### Exercise description
Retype, exactly as they stand, the lines from the start of the data to the line that contains "from bokeh.resources import INLINE", both ends included. Leave the pictures out.

* START *

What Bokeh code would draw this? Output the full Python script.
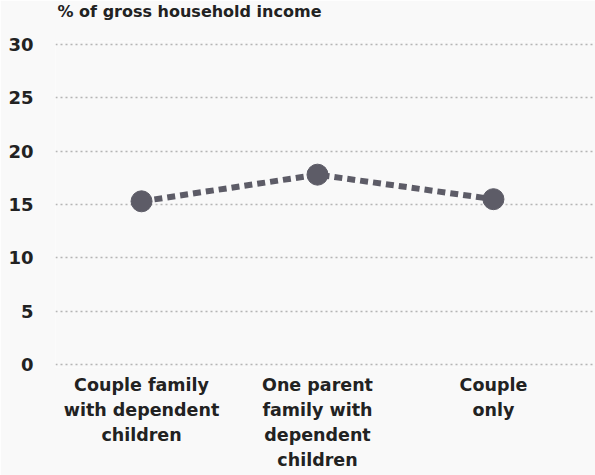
from bokeh.plotting import figure
from bokeh.models import Range1d, FixedTicker, ColumnDataSource, Title
from bokeh.embed import file_html
from bokeh.resources import INLINE

categories = ["Couple family\nwith dependent\nchildren",
              "One parent\nfamily with\ndependent\nchildren",
              "Couple\nonly"]
values = [15.3, 17.8, 15.5]
y_ticks = [0, 5, 10, 15, 20, 25, 30]
title_text = "% of gross household income"

FONT = "DejaVu Sans"
TEXT = "#222222"
MARK = "#5d5c67"
BG = "#f9f9f9"

xs = list(range(len(categories)))
src = ColumnDataSource(dict(x=xs, y=values))

p = figure(width=595, height=475, output_backend="svg", toolbar_location=None,
           x_range=Range1d(-0.489, 2.58), y_range=Range1d(-0.3, 30.3),
           min_border_left=55, min_border_right=0, min_border_top=41,
           min_border_bottom=108)
p.background_fill_color = BG
p.border_fill_color = BG
p.outline_line_color = None

# trailing newline adds an empty second line below the title, lifting it up
t = Title(text=title_text + "\n ", align="left", vertical_align="top",
          text_font=FONT, text_font_size="16px", text_font_style="bold",
          text_color=TEXT, offset=2, standoff=0, text_line_height=1.0)
p.add_layout(t, "above")

p.line("x", "y", source=src, line_color=MARK, line_width=6, line_dash="8 5")
p.scatter("x", "y", source=src, size=21, fill_color=MARK, line_color=MARK)

p.xgrid.visible = False
p.ygrid.ticker = FixedTicker(ticks=y_ticks)
p.ygrid.grid_line_color = "#b5b5b5"
p.ygrid.grid_line_width = 1.5
p.ygrid.grid_line_dash = "2 3"

p.yaxis.ticker = FixedTicker(ticks=y_ticks)
p.xaxis.ticker = FixedTicker(ticks=xs)
p.xaxis.major_label_overrides = {i: c for i, c in enumerate(categories)}

for ax in (p.xaxis[0], p.yaxis[0]):
    ax.axis_line_color = None
    ax.major_tick_line_color = None
    ax.minor_tick_line_color = None
    ax.major_tick_out = 0
    ax.major_tick_in = 0
    ax.minor_tick_out = 0
    ax.major_label_text_font = FONT
    ax.major_label_text_font_style = "bold"
    ax.major_label_text_color = TEXT

p.yaxis.major_label_text_font_size = "18px"
p.xaxis.major_label_text_font_size = "17.5px"
p.yaxis.major_label_standoff = 22
p.xaxis.major_label_standoff = 7
p.xaxis.major_label_text_line_height = 1.26

open("out.html", "w").write(file_html(p, INLINE))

* END *

### Answer to this task
What Bokeh code would draw this? Output the full Python script.
from bokeh.plotting import figure
from bokeh.models import Range1d, FixedTicker, ColumnDataSource, Title
from bokeh.embed import file_html
from bokeh.resources import INLINE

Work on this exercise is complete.